▶ _TASK DIRECTIONS_:
Copy out all the lines where "matplotlib" shows up.

▶ _RECORDED DATA_:
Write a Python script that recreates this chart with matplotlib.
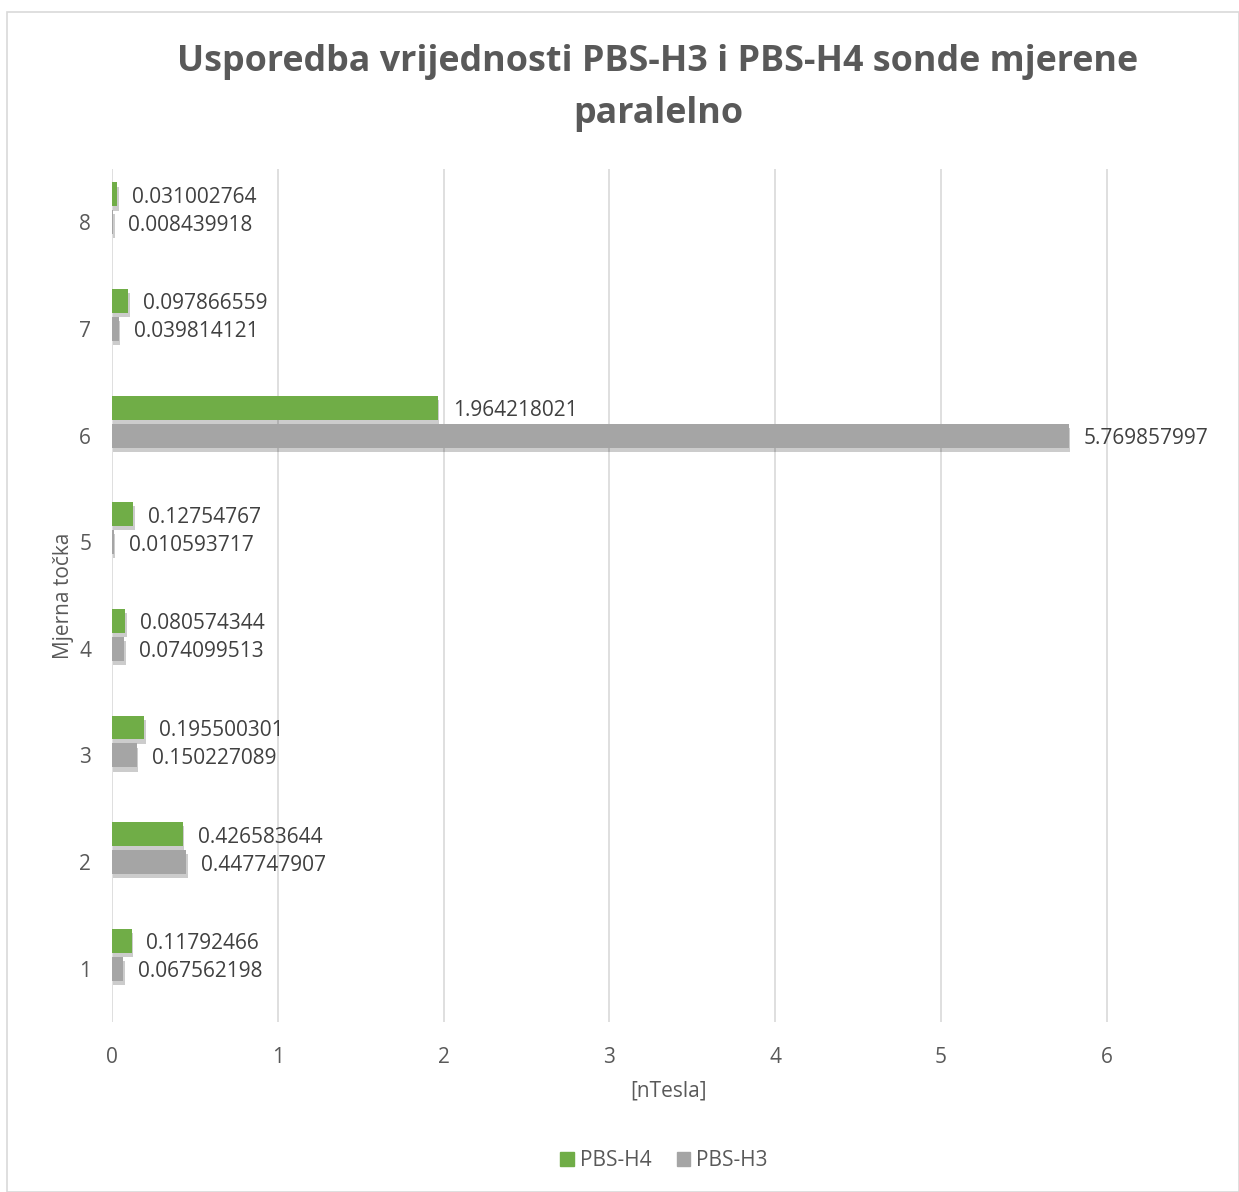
import matplotlib
matplotlib.use("Agg")
import matplotlib.pyplot as plt
import matplotlib.patheffects as pe
from matplotlib.patches import Patch
import numpy as np

categories = ["1", "2", "3", "4", "5", "6", "7", "8"]
pbs_h4 = [0.11792466, 0.426583644, 0.195500301, 0.080574344, 0.12754767, 1.964218021, 0.097866559, 0.031002764]
pbs_h3 = [0.067562198, 0.447747907, 0.150227089, 0.074099513, 0.010593717, 5.769857997, 0.039814121, 0.008439918]
h4_labels = ["0.11792466", "0.426583644", "0.195500301", "0.080574344", "0.12754767", "1.964218021", "0.097866559", "0.031002764"]
h3_labels = ["0.067562198", "0.447747907", "0.150227089", "0.074099513", "0.010593717", "5.769857997", "0.039814121", "0.008439918"]
x_ticks = [0, 1, 2, 3, 4, 5, 6]

plt.rcParams['font.family'] = ['Open Sans', 'DejaVu Sans']
txt = '#595959'
green = '#70AD47'
gray = '#A5A5A5'
fs = 15

W, H = 1239, 1192
fig = plt.figure(figsize=(W/100, H/100), dpi=100)
fig.patches.append(plt.Rectangle((7/W, 0), 1 - 7/W, 1 - 12/H, transform=fig.transFigure,
                                  fill=False, edgecolor='#D9D9D9', linewidth=1.2))

left, right, bottom, top = 112, 1225, 1022, 169
ax = fig.add_axes([left/W, 1 - bottom/H, (right-left)/W, (bottom-top)/H])

y = np.arange(1, len(categories) + 1)
bh = 0.225
shadow = [pe.SimplePatchShadow(offset=(1, -3), shadow_rgbFace='#000000', alpha=0.2), pe.Normal()]
b4 = ax.barh(y + 0.262, pbs_h4, height=bh, color=green, label='PBS-H4', zorder=3)
b3 = ax.barh(y, pbs_h3, height=bh, color=gray, label='PBS-H3', zorder=3)
for b in list(b4) + list(b3):
    b.set_path_effects(shadow)

for yi, v, s in zip(y, pbs_h4, h4_labels):
    ax.text(v + 0.09, yi + 0.262 - 0.028, s, va='center', ha='left', fontsize=fs, color='#404040', zorder=4)
for yi, v, s in zip(y, pbs_h3, h3_labels):
    ax.text(v + 0.09, yi - 0.028, s, va='center', ha='left', fontsize=fs, color='#404040', zorder=4)

ax.set_xlim(0, (right-left)/165.8)
ax.set_ylim(0.5, 8.5)
ax.set_xticks(x_ticks)
ax.set_xticklabels([str(t) for t in x_ticks])
ax.set_yticks(y)
ax.set_yticklabels(categories)
ax.tick_params(length=0, labelsize=fs, labelcolor=txt)
ax.tick_params(axis='x', pad=18)
ax.tick_params(axis='y', pad=15)
ax.grid(axis='x', color='#D9D9D9', linewidth=1.2, zorder=0)
for s in ax.spines.values():
    s.set_visible(False)

ax.set_xlabel('[nTesla]', fontsize=fs, color=txt, labelpad=9)
ax.set_ylabel('Mjerna točka', fontsize=fs, color=txt, labelpad=4)

fig.text(658/W, 1 - 88/H, 'Usporedba vrijednosti PBS-H3 i PBS-H4 sonde mjerene\nparalelno',
         ha='center', va='center', fontsize=25.8, fontweight='bold', color=txt, linespacing=1.6)

handles = [Patch(color=green), Patch(color=gray)]
fig.legend(handles=handles, labels=['PBS-H4', 'PBS-H3'], loc='center', bbox_to_anchor=(664/W, 1 - 1161/H),
           ncol=2, frameon=False, fontsize=fs, labelcolor=txt, handlelength=0.65, handleheight=0.65,
           handletextpad=0.3, columnspacing=1.2)

fig.savefig('out.png', dpi=100)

▶ _RESULT OF THIS TASK_:
Write a Python script that recreates this chart with matplotlib.
import matplotlib
matplotlib.use("Agg")
import matplotlib.pyplot as plt
import matplotlib.patheffects as pe
from matplotlib.patches import Patch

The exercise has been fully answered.